I have to say in passing that I've always considered rail a very civilised way to travel, and so it was on Monday. Apart from a couple of lads on my outbound journey who had their phones playing something (slightly irritating, but not by any means in the 'neddy'(*) category), the whole thing was a pleasant experience. It's also interesting in residential areas, because whereas the front gardens of people's houses may be all very ordered, with nicely cut grass and even an ornarment or two, the backyards may often be the truly revealing aspect of the occupants' lives, containing a half-demolished shed or the gearbox from a Ford Ka.

On reaching Chester, I had assumed that my connection to Wrexham would be leaving from Platform 2 as it usually has been in all the years I've used it, so I crossed the footbridge, only to be baffled by the fact that the next train my way from there wasn't due for about an hour and a half. The display boards weren't of any immediate help in clarifying the situation, so I had to go online to discover that my train was destined for Birmingham International and would be leaving from Platform 4B...which was on the side of the station I had just left. So it was a case of shambling back over the footbridge to wait. In the meantime, I phoned my niece to inform her of the day's developments.

When the train came in, there was no display on the front, back or sides (or even, as far as one could tell, on the roof or the chassis) indicating where the hell it was going to. I - and another chap I got talking to - were also thrown by the fact that it had come in more than ten minutes before its departure time; we're not used to things like that nowadays. We both decided to board anyway, where the internal displays weren't showing anything either. Eventually, the screen came to life to assure us that, yes, we were heading the right way (the other chap was going to Wellington), and we were soon off. Backwards.

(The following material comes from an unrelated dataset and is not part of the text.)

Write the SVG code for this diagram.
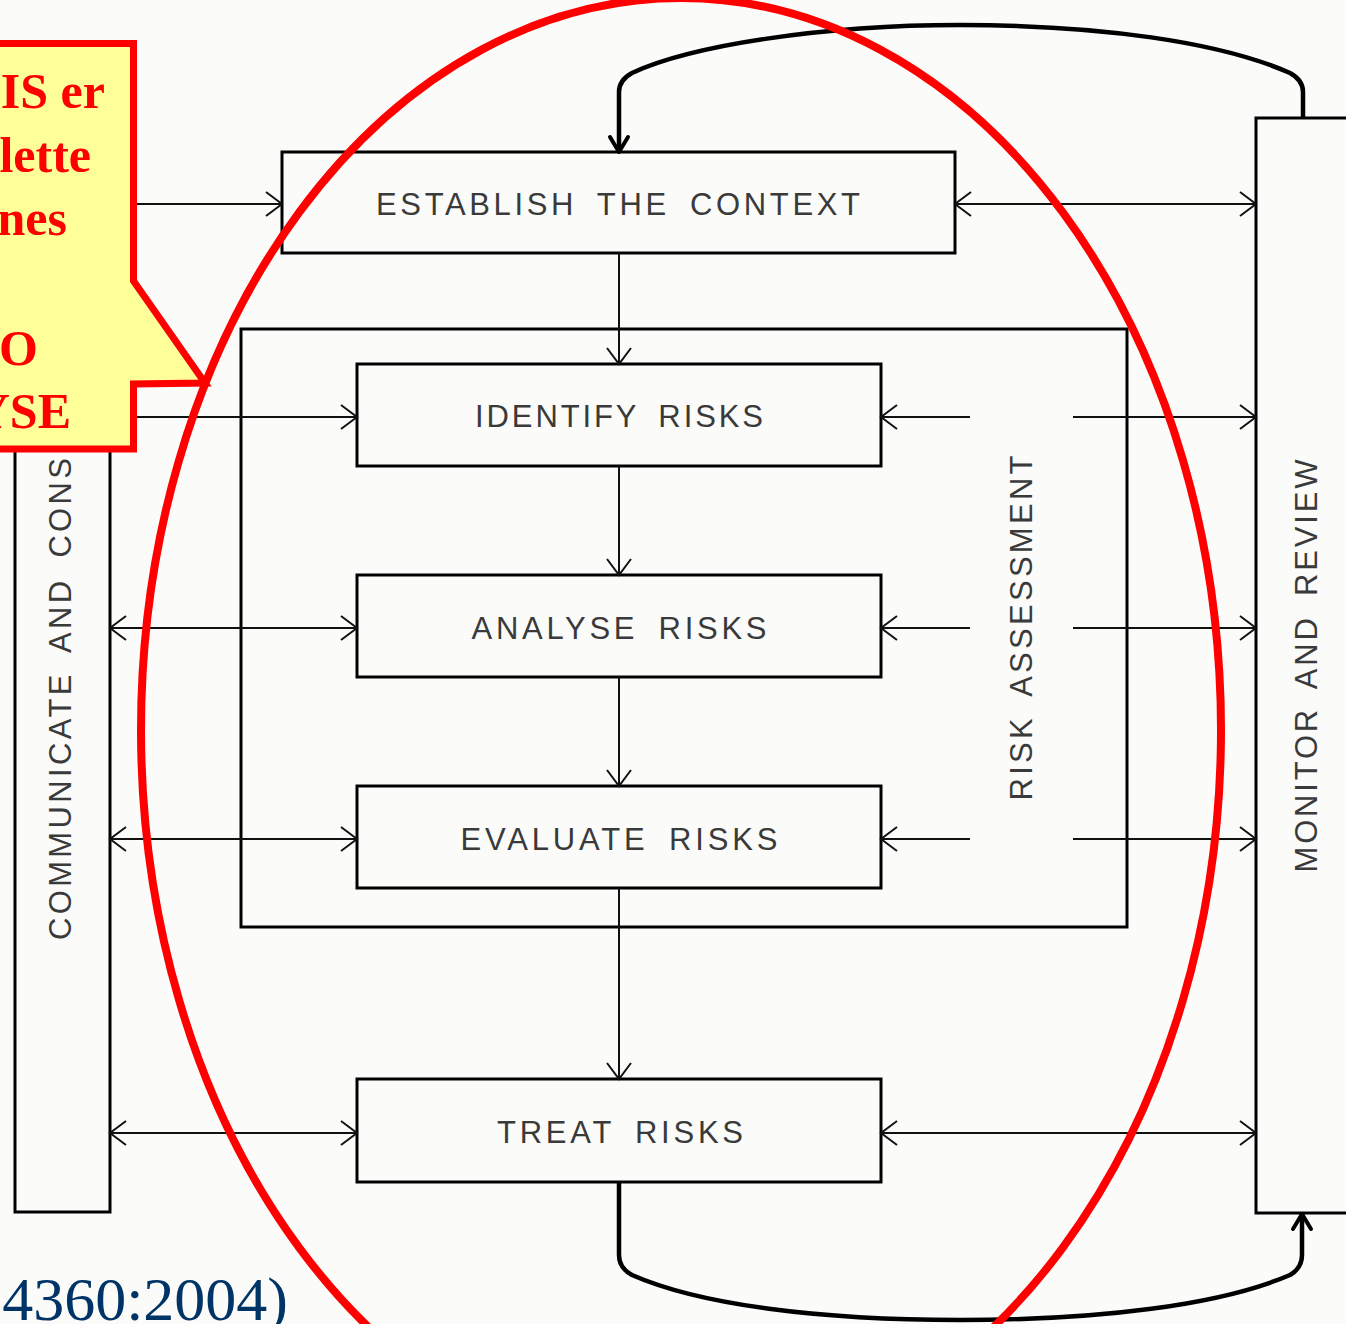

Getting into Wrexham, I knew that I couldn't reach the bus station in time for the 1600 service 12, so took my time (as if I had any option by that point; I was knackered) and waited for the service 14 at 1620, arriving home at about ten to five.

And there, bothers and misters in the systeries, is where things stand at present. I'm going to have to get down to my quondam dentist's on Thursday to see what can be done and how soon.

I could have said no to the whole journey, of course, citing my debility. But I needed something to boost my self-confidence, to show myself (if no-one else) that I could still do things like that; mind you, I was shagged out all day Tuesday.

So I find myself slightly becalmed. Things have changed, but nothing has actually happened. At least it gives me time to finish making my will (something which my niece and my sister-in-law have been prodding me about for months) and setting out my funeral requirements (it's all going to be very nice, and I wish I could be there to enjoy it myself). But things will move fairly soon, and perhaps I will be restored to something approximating good health - physically and psychologically - within a couple of months. Just in time for summer, in fact.